The Orphée nuclear reactor in Saclay, in existence since December 19th 1980, delivered its last neutrons to the LLB spectrometers this afternoon.
For just less than 40 years, LLB-Orphée welcomed on its 25 spectrometers scientists from all over the world to perform a few hundreds of neutron scattering experiments each year. Using 25 instruments on hot, cold thermal beams, and on cold neutron guides, each experiment provides new insight in many scientific areas like polymers, reinforced polymers, colloidal systems, surfaces and interfaces, quasi-crystals, strongly correlated electronic systems, oxyde dispersed steels, and many more.
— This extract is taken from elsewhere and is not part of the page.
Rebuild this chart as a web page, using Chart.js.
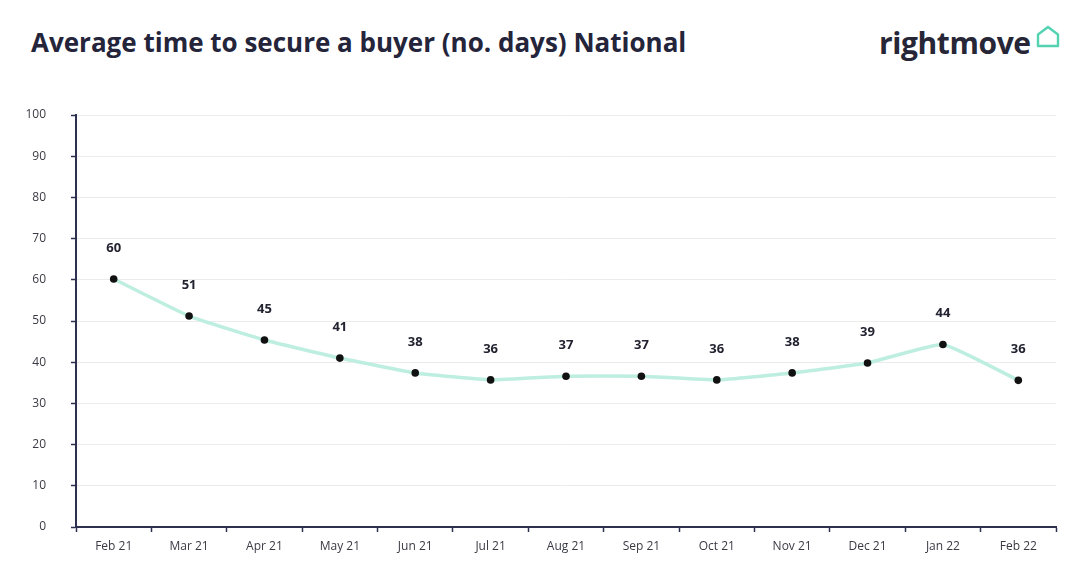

Now the research teams of the LLB will continue to develop neutron scattering instrumentation for their scientific needs and for the French and International user community. They will concentrate their efforts on new challenges. The first immediate one is the operation of the IN6-Sharp spectrometer at the ILL and the proposition of construction of the SANS machine SAM and triple axis GAPS at the ILL. The second one that will start at the beginning of November is the transfer of the SANS machine PA20 to the PSI near Zürich.
We will also strengthen our ongoing participation in the construction of 6 of the 15 instruments already scheduled to be built around the new European neutron source ESS in Lund that should start operation in 2023.
Finally we are now also heavily focusssed on our new neutron compact source projects (SONATE). Last tests done this spring through the IPHI-neutrons project provided very encouraging results.